**Challenge:**
Every line of the material below should be repeated exactly.

**Available data:**
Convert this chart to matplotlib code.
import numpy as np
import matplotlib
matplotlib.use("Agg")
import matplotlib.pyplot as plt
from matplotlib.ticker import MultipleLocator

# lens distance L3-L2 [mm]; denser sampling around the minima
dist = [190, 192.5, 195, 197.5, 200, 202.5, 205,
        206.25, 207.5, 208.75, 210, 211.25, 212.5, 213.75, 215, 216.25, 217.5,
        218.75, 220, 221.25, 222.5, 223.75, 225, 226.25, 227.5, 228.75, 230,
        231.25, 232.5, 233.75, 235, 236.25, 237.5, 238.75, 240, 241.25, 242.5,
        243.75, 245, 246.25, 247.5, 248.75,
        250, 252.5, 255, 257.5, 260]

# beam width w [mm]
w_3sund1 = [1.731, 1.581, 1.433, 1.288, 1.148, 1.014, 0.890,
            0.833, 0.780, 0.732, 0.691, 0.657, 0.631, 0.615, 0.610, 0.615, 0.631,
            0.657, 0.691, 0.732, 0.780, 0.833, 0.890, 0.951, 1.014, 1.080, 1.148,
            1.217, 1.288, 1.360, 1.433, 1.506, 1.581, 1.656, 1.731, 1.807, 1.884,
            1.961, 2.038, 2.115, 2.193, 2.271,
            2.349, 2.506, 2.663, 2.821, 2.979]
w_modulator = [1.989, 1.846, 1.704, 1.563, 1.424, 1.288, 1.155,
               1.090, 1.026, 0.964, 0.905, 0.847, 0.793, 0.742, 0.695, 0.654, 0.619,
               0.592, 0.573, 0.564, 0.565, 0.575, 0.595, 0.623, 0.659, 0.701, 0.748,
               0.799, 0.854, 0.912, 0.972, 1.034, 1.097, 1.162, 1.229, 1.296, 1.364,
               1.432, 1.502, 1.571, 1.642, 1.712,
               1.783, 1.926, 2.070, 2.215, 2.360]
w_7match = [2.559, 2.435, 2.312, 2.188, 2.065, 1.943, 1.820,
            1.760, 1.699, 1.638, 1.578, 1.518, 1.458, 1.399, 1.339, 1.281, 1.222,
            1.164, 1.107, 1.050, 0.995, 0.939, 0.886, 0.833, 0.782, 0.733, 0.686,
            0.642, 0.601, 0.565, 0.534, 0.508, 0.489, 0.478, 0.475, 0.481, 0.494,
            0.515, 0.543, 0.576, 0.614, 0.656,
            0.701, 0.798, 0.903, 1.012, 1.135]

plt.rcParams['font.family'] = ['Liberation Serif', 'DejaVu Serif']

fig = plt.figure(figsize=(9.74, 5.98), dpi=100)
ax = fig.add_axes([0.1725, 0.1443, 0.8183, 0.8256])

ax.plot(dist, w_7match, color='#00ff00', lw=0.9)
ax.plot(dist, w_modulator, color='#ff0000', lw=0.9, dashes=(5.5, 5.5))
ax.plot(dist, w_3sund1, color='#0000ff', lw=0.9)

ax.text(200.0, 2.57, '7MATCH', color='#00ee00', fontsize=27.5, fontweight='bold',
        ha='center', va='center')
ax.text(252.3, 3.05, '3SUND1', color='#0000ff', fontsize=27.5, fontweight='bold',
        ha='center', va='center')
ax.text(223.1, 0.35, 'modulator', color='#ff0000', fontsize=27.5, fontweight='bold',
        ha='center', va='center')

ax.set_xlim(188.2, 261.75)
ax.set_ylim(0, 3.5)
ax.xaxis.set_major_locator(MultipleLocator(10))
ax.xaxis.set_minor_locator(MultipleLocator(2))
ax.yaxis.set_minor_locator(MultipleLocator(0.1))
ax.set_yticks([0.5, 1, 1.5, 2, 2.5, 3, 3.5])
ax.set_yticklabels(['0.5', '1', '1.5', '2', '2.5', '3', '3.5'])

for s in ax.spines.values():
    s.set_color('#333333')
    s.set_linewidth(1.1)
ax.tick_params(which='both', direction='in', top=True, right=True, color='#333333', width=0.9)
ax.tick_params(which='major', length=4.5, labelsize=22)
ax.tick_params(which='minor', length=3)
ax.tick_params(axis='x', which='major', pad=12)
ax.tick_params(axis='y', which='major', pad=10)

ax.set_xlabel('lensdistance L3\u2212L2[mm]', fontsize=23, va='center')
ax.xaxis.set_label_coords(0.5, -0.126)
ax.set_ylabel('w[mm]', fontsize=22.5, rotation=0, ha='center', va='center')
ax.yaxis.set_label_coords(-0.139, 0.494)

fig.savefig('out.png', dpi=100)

**Result for this exercise:**
Convert this chart to matplotlib code.
import numpy as np
import matplotlib
matplotlib.use("Agg")
import matplotlib.pyplot as plt
from matplotlib.ticker import MultipleLocator

# lens distance L3-L2 [mm]; denser sampling around the minima
dist = [190, 192.5, 195, 197.5, 200, 202.5, 205,
        206.25, 207.5, 208.75, 210, 211.25, 212.5, 213.75, 215, 216.25, 217.5,
        218.75, 220, 221.25, 222.5, 223.75, 225, 226.25, 227.5, 228.75, 230,
        231.25, 232.5, 233.75, 235, 236.25, 237.5, 238.75, 240, 241.25, 242.5,
        243.75, 245, 246.25, 247.5, 248.75,
        250, 252.5, 255, 257.5, 260]

# beam width w [mm]
w_3sund1 = [1.731, 1.581, 1.433, 1.288, 1.148, 1.014, 0.890,
            0.833, 0.780, 0.732, 0.691, 0.657, 0.631, 0.615, 0.610, 0.615, 0.631,
            0.657, 0.691, 0.732, 0.780, 0.833, 0.890, 0.951, 1.014, 1.080, 1.148,
            1.217, 1.288, 1.360, 1.433, 1.506, 1.581, 1.656, 1.731, 1.807, 1.884,
            1.961, 2.038, 2.115, 2.193, 2.271,
            2.349, 2.506, 2.663, 2.821, 2.979]
w_modulator = [1.989, 1.846, 1.704, 1.563, 1.424, 1.288, 1.155,
               1.090, 1.026, 0.964, 0.905, 0.847, 0.793, 0.742, 0.695, 0.654, 0.619,
               0.592, 0.573, 0.564, 0.565, 0.575, 0.595, 0.623, 0.659, 0.701, 0.748,
               0.799, 0.854, 0.912, 0.972, 1.034, 1.097, 1.162, 1.229, 1.296, 1.364,
               1.432, 1.502, 1.571, 1.642, 1.712,
               1.783, 1.926, 2.070, 2.215, 2.360]
w_7match = [2.559, 2.435, 2.312, 2.188, 2.065, 1.943, 1.820,
            1.760, 1.699, 1.638, 1.578, 1.518, 1.458, 1.399, 1.339, 1.281, 1.222,
            1.164, 1.107, 1.050, 0.995, 0.939, 0.886, 0.833, 0.782, 0.733, 0.686,
            0.642, 0.601, 0.565, 0.534, 0.508, 0.489, 0.478, 0.475, 0.481, 0.494,
            0.515, 0.543, 0.576, 0.614, 0.656,
            0.701, 0.798, 0.903, 1.012, 1.135]

plt.rcParams['font.family'] = ['Liberation Serif', 'DejaVu Serif']

fig = plt.figure(figsize=(9.74, 5.98), dpi=100)
ax = fig.add_axes([0.1725, 0.1443, 0.8183, 0.8256])

ax.plot(dist, w_7match, color='#00ff00', lw=0.9)
ax.plot(dist, w_modulator, color='#ff0000', lw=0.9, dashes=(5.5, 5.5))
ax.plot(dist, w_3sund1, color='#0000ff', lw=0.9)

ax.text(200.0, 2.57, '7MATCH', color='#00ee00', fontsize=27.5, fontweight='bold',
        ha='center', va='center')
ax.text(252.3, 3.05, '3SUND1', color='#0000ff', fontsize=27.5, fontweight='bold',
        ha='center', va='center')
ax.text(223.1, 0.35, 'modulator', color='#ff0000', fontsize=27.5, fontweight='bold',
        ha='center', va='center')

ax.set_xlim(188.2, 261.75)
ax.set_ylim(0, 3.5)
ax.xaxis.set_major_locator(MultipleLocator(10))
ax.xaxis.set_minor_locator(MultipleLocator(2))
ax.yaxis.set_minor_locator(MultipleLocator(0.1))
ax.set_yticks([0.5, 1, 1.5, 2, 2.5, 3, 3.5])
ax.set_yticklabels(['0.5', '1', '1.5', '2', '2.5', '3', '3.5'])

for s in ax.spines.values():
    s.set_color('#333333')
    s.set_linewidth(1.1)
ax.tick_params(which='both', direction='in', top=True, right=True, color='#333333', width=0.9)
ax.tick_params(which='major', length=4.5, labelsize=22)
ax.tick_params(which='minor', length=3)
ax.tick_params(axis='x', which='major', pad=12)
ax.tick_params(axis='y', which='major', pad=10)

ax.set_xlabel('lensdistance L3\u2212L2[mm]', fontsize=23, va='center')
ax.xaxis.set_label_coords(0.5, -0.126)
ax.set_ylabel('w[mm]', fontsize=22.5, rotation=0, ha='center', va='center')
ax.yaxis.set_label_coords(-0.139, 0.494)

fig.savefig('out.png', dpi=100)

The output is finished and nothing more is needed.